After the meeting, the Deputy Mayor of the city, Janet Sans, took to Twitter to say: “Barcelona és una ciutat amiga dels animals [Barcelona is a friend to animals].”
The End of Horse-Drawn Carriages?
Horse-drawn carriages, popular in Barcelona for years, have proved to be taxing on the animals.
The physical demands and working conditions are detrimental to their health, causing problems such as overheating and exhaustion, not to mention the risk of being hit by a car.
Given these issues the carriages, and the horses, now face their final days as tourist attractions in the city.
Friend to animals
Barcelona, a popular tourist destination and vegan hotspot on the northeastern coast of Spain, is the capital of Catalonia – the top-grossing region of Spain’s thriving tourism industry.

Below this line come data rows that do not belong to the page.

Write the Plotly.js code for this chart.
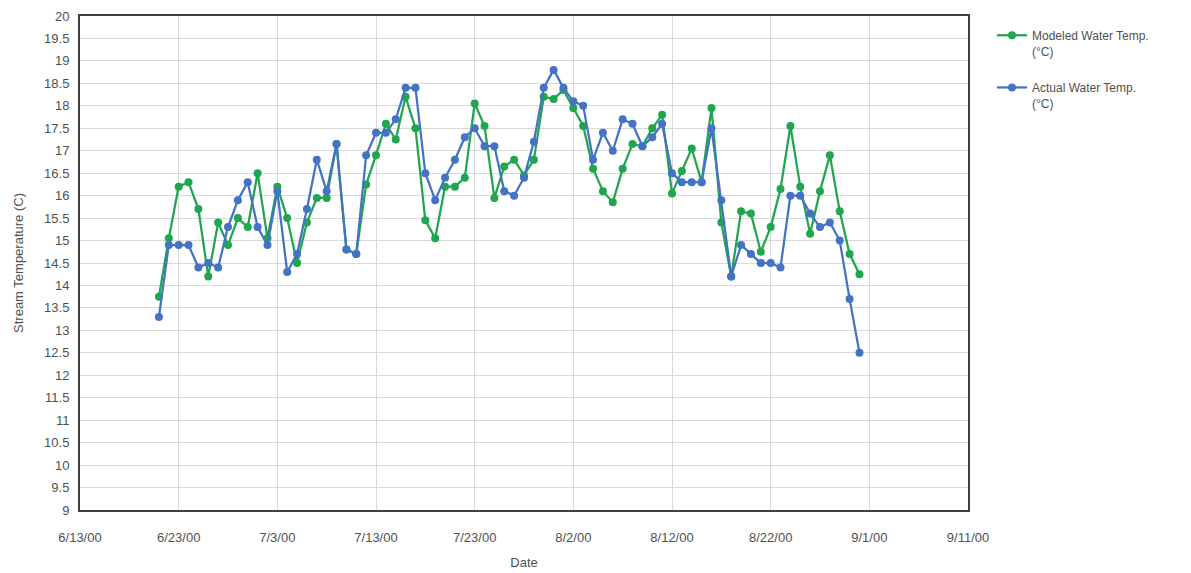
<!DOCTYPE html>
<html>
<head>
<meta charset="utf-8">
<script src="https://cdn.plot.ly/plotly-3.0.1.min.js"></script>
<style>
html,body{margin:0;padding:0;background:#fff;}
#chart{width:1191px;height:573px;}
</style>
</head>
<body>
<div id="chart"></div>
<script>
const dates = [
  "2000-06-21","2000-06-22","2000-06-23","2000-06-24","2000-06-25","2000-06-26","2000-06-27","2000-06-28","2000-06-29","2000-06-30",
  "2000-07-01","2000-07-02","2000-07-03","2000-07-04","2000-07-05","2000-07-06","2000-07-07","2000-07-08","2000-07-09","2000-07-10",
  "2000-07-11","2000-07-12","2000-07-13","2000-07-14","2000-07-15","2000-07-16","2000-07-17","2000-07-18","2000-07-19","2000-07-20",
  "2000-07-21","2000-07-22","2000-07-23","2000-07-24","2000-07-25","2000-07-26","2000-07-27","2000-07-28","2000-07-29","2000-07-30",
  "2000-07-31","2000-08-01","2000-08-02","2000-08-03","2000-08-04","2000-08-05","2000-08-06","2000-08-07","2000-08-08","2000-08-09",
  "2000-08-10","2000-08-11","2000-08-12","2000-08-13","2000-08-14","2000-08-15","2000-08-16","2000-08-17","2000-08-18","2000-08-19",
  "2000-08-20","2000-08-21","2000-08-22","2000-08-23","2000-08-24","2000-08-25","2000-08-26","2000-08-27","2000-08-28","2000-08-29",
  "2000-08-30","2000-08-31"
];

const modeledTemp = [
  13.75, 15.05, 16.2, 16.3, 15.7, 14.2, 15.4, 14.9, 15.5, 15.3,
  16.5, 15.05, 16.2, 15.5, 14.5, 15.4, 15.95, 15.95, 17.15, 14.8,
  14.7, 16.25, 16.9, 17.6, 17.25, 18.2, 17.5, 15.45, 15.05, 16.2,
  16.2, 16.4, 18.05, 17.55, 15.95, 16.65, 16.8, 16.45, 16.8, 18.2,
  18.15, 18.35, 17.95, 17.55, 16.6, 16.1, 15.85, 16.6, 17.15, 17.1,
  17.5, 17.8, 16.05, 16.55, 17.05, 16.3, 17.95, 15.4, 14.2, 15.65,
  15.6, 14.75, 15.3, 16.15, 17.55, 16.2, 15.15, 16.1, 16.9, 15.65,
  14.7, 14.25
];

const actualTemp = [
  13.3, 14.9, 14.9, 14.9, 14.4, 14.5, 14.4, 15.3, 15.9, 16.3,
  15.3, 14.9, 16.1, 14.3, 14.7, 15.7, 16.8, 16.1, 17.15, 14.8,
  14.7, 16.9, 17.4, 17.4, 17.7, 18.4, 18.4, 16.5, 15.9, 16.4,
  16.8, 17.3, 17.5, 17.1, 17.1, 16.1, 16.0, 16.4, 17.2, 18.4,
  18.8, 18.4, 18.1, 18.0, 16.8, 17.4, 17.0, 17.7, 17.6, 17.1,
  17.3, 17.6, 16.5, 16.3, 16.3, 16.3, 17.5, 15.9, 14.2, 14.9,
  14.7, 14.5, 14.5, 14.4, 16.0, 16.0, 15.6, 15.3, 15.4, 15.0,
  13.7, 12.5
];

const seriesNames = ["Modeled Water Temp.<br>(°C)", "Actual Water Temp.<br>(°C)"];
const xTickVals = ["2000-06-13","2000-06-23","2000-07-03","2000-07-13","2000-07-23","2000-08-02","2000-08-12","2000-08-22","2000-09-01","2000-09-11"];
const xTickText = ["6/13/00","6/23/00","7/3/00","7/13/00","7/23/00","8/2/00","8/12/00","8/22/00","9/1/00","9/11/00"];

const green = "#1fa64f";
const blue = "#4472c4";
const fontFam = "Liberation Sans Narrow, Liberation Sans, Arial, sans-serif";
const txtColor = "#505050";

const traces = [
  {
    x: dates, y: modeledTemp, name: seriesNames[0], type: "scatter", mode: "lines+markers",
    line: {color: green, width: 2.25}, marker: {color: green, size: 8},
    legendgroup: "m"
  },
  {
    x: dates, y: actualTemp, name: seriesNames[1], type: "scatter", mode: "lines+markers",
    line: {color: blue, width: 2.25}, marker: {color: blue, size: 8},
    legendgroup: "a"
  }
];

const layout = {
  width: 1191, height: 573,
  margin: {l: 80, r: 223, t: 16, b: 63},
  paper_bgcolor: "#fff", plot_bgcolor: "#fff",
  font: {family: fontFam, size: 12, color: txtColor},
  showlegend: true,
  legend: {
    x: 1.027, y: 0.99, xanchor: "left", yanchor: "top",
    font: {family: fontFam, size: 12, color: txtColor},
    traceorder: "grouped", tracegroupgap: 18, valign: "top",
    bgcolor: "rgba(0,0,0,0)"
  },
  xaxis: {
    type: "date",
    range: ["2000-06-13", "2000-09-11"],
    tickmode: "array", tickvals: xTickVals, ticktext: xTickText,
    showgrid: true, gridcolor: "#d9d9d9", gridwidth: 1,
    showline: true, linecolor: "#404040", linewidth: 2, mirror: true,
    ticks: "", zeroline: false, ticklabelstandoff: 14,
    tickfont: {family: fontFam, size: 13, color: txtColor},
    title: {text: "Date", font: {family: fontFam, size: 13, color: txtColor}, standoff: 14}
  },
  yaxis: {
    range: [9, 20], dtick: 0.5, tick0: 9,
    showgrid: true, gridcolor: "#d9d9d9", gridwidth: 1,
    showline: true, linecolor: "#404040", linewidth: 2, mirror: true,
    ticks: "", zeroline: false, ticklabelstandoff: 6,
    tickfont: {family: fontFam, size: 13, color: txtColor},
    title: {text: "Stream Temperature (C)", font: {family: fontFam, size: 13, color: txtColor}, standoff: 18}
  }
};

Plotly.newPlot("chart", traces, layout, {displayModeBar: false, staticPlot: true});
</script>
</body>
</html>
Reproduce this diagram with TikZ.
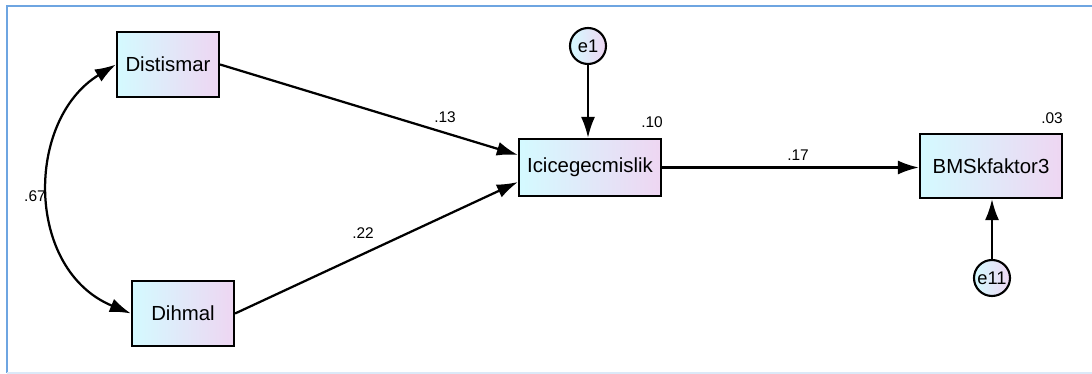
\documentclass[tikz,border=0pt]{standalone}
\usepackage{fontspec}
\setmainfont{Liberation Sans}
\usetikzlibrary{arrows.meta}

\definecolor{framebl}{RGB}{110,165,225}
\definecolor{boxcy}{RGB}{212,250,255}
\definecolor{boxpk}{RGB}{238,214,242}

\tikzset{
  var/.style={draw, line width=1.5pt, left color=boxcy, right color=boxpk,
    font=\fontsize{14.5}{17}\selectfont, inner sep=0pt},
  err/.style={circle, draw, line width=1.5pt, left color=boxcy, right color=boxpk,
    minimum size=0.9cm, inner sep=0pt, font=\fontsize{13}{15}\selectfont},
  reg/.style={draw, line width=1.6pt, -{Latex[length=15pt,width=10pt]}},
  corr/.style={draw, line width=1.6pt, {Latex[length=15pt,width=10pt]}-{Latex[length=15pt,width=10pt]}},
  coef/.style={font=\fontsize{11}{13}\selectfont, inner sep=0pt}
}

\begin{document}
\begin{tikzpicture}[x=0.025cm,y=-0.025cm]
  \useasboundingbox (0,0) rectangle (1092,374);
  % frame
  \draw [framebl, line width=1.6pt] (7,373) -- (7,6) -- (1092,6);
  \draw [framebl!25, line width=1pt] (7,373) -- (1092,373);

  \node [var, minimum width=2.55cm, minimum height=1.625cm] (dist) at (168,64.5) {Distismar};
  \node [var, minimum width=2.55cm, minimum height=1.625cm] (dih) at (183,313.5) {Dihmal};
  \node [var, minimum width=3.55cm, minimum height=1.425cm] (ici) at (590,167.5) {Icicegecmislik};
  \node [var, minimum width=3.55cm, minimum height=1.6cm] (bms) at (991,166) {BMSkfaktor3};
  \node [err] (e1) at (588,46) {e1};
  \node [err] (e11) at (992,278) {e11};

  \draw [reg] (dist.east) -- (ici.west |- 0,155);
  \draw [reg] (dih.east) -- (ici.west |- 0,182);
  \draw [reg] (ici.east) -- (bms.west |- ici.east);
  \draw [reg] (e1.south) -- (ici.north -| e1.south);
  \draw [reg] (e11.north) -- (bms.south -| e11.north);
  \draw [corr] (dist.west) .. controls (25,120) and (25,270) .. (dih.west);

  \node [coef] (c13) at (445,117) {.13};
  \node [coef] (c22) at (363,233) {.22};
  \node [coef] (c17) at (798,155) {.17};
  \node [coef] (c67) at (35,196) {.67};
  \node [coef] (r10) at (652,122) {.10};
  \node [coef] (r03) at (1052,118) {.03};
\end{tikzpicture}
\end{document}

With its own language, historical and cultural heritage, Catalonia is entangled in an ongoing struggle for independence from the rest of Spain – which may inform its more enlightened approach to animal welfare.
The region’s progressive attitude towards animals was highlighted as far back as 2011, when Catalonia was the first region in Spain to ban bullfighting – a traditional ceremony in which a bull is ritually killed in the ring by the human matador.
The practice, which dates back as far as 1080, came to an end partly in thanks to the campaigning of animal rights initiative Prou!, with its slogan: “Tortura ni es art, ni es cultura! [Torture is neither art nor culture].”
Now the 20,000 seat bullring, once home to the physically and psychologically dangerous ritual (for humans and bulls alike), has been converted into a mega mall and popular tourist attraction.
Responses to the PETA Latino Facebook announcement vary.
User Fanny Rodríguez writes: “Por fin… esperamos que tambien lo de la massacre de toros sería otra victoria más [Let’s hope the next victory will be an end to the massacre bulls].”
Another commenter, Raymundo B Apodaca, says: “Si los humanos tenemos que trabajar para comer…¿por qué los animales no? [If humans have to work to eat, why not animals?]”
Overall, the sentiments from commenters trend toward relief.
However, there is a tenet in the agreement made that may be problematic.
A Partial Ban?
The ban comes with the stipulation that, while the commodification of horse-drawn carriage rides will no longer be legal in Barcelona, they may still be used for certain traditional celebrations – without risk of legal repercussions.
This could be seen as contradictory when we consider that the horse-drawn carriages have just been banned for reasons of ethics.
The terms bring to light a question common within the animal liberation movement: can culture and tradition be used to justify exploitation?
Perhaps this is something Barcelona needs to reassess.